Are social media replacing books?
How many of you have heard about the lawsuit between Elon Musk and Twitter, or Instagram’s desire to look like TikTok, and how many of you have read a good book in the same amount of time?
The installation you can see in the cover image of this article is entitled ‘Time to read’ and was designed by Tahaab Rais, Chief Strategy Officer Publicis Group, to show people how many books they would be able to read in a year if they spent the same amount of time on social media reading.
Social addiction
Twitter and Facebook account for 22 and 35 books respectively, while Instagram, YouTube and TikTok account for 42 to 43 books. Quite a figure, especially when you consider the time spent doing an activity we are all very familiar with by now: flipping pages? No, scrolling.
An article in Il Post investigates precisely the causes and effects of this addiction. The infinite scroll, i.e. the constant and obsessive scrolling down with the thumb of content on the smartphone (especially visual content, such as that offered by Instagram, YouTube and TikTok), has become the new yardstick for measuring our time. We search for information in the form of a continuous stream, but all this comes at a price, and it is, paradoxically, precisely that time that we are desperately trying to preserve.
According to IDC research reported by Il Sole 24 Ore, the amount of knowledge that is produced is far greater than our ability to absorb it, rendering a good portion of the time we spend scrolling through information effectively useless.
Social media apps fully espouse the concept of cognitive surplus and are specifically designed to provide content that gratifies our desire to be inside the world, but always from the comfort of our couch. This function was once fulfilled by books, which, however, despite being containers of (fictitious or real) information par excellence, do not seem to satisfy those automatisms that we seek when discovering new content.
eBook vs. smartphone
In this, not even the eBook has succeeded in bridging the gap between social and printed books. This is because the eBook is ultimately just a medium, which a person may or may not prefer to paper, but it does not actually present content that is different from what we would find in a paper book. Despite this, it has a multitude of detractors because of its digital format, its being anything but ‘authentic’, the loss of the tradition of ‘smelling’ paper, and so on.
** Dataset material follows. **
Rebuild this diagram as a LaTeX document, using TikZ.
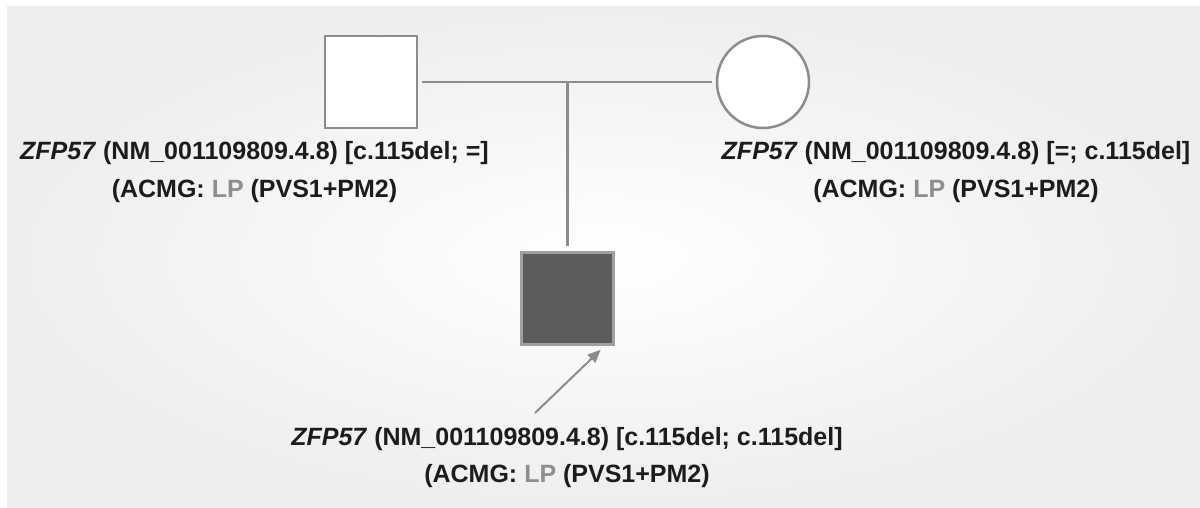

But it is not just a support factor. The smartphone has entered our lives in a big way and has managed to be universally accepted, yet books are not read on the smartphone either. The difference lies in the content or the way it is presented: when we scroll through social media and look obsessively at a screen for hours, we don’t worry about the lack of smell of the popcorn we used to eat at the cinema. We don’t complain about the writing being too small or the light being too bright. We don’t get annoyed by the flood of notifications constantly crashing through the screen.
Although it might be improper to compare social media to books, it is fair to note that both aim to offer the user an experience. If we choose to scroll through the endless stream of TikTok instead of reading a book, it means not only that we do not contemplate both activities in our time, but also that we give a marked preference (and precedence) to one of the two.
The flip side of the coin
All medals, however, have a reverse side. While it is true that social media have partly replaced everyday experiences such as reading a book or watching a movie, they have done so at a great price. They have lost their main function: connecting people. They now only connect content, the same content that, by the way, any person could find at the cinema or in a bookshop. Between quotations, film clips, book presentations and extracts from television programmes, they have become the new container of knowledge that also and above all exists outside them, if one knows how to take the time to select and find it.
And this is precisely because of the very people who populate them, who over time have dismantled their essence and transformed it into something completely different. Something that even social media might not be able to sustain for long, and which, on the other hand, has never failed in books: the magic of being transported to a place where time does not seem to weigh us down as it does in real life.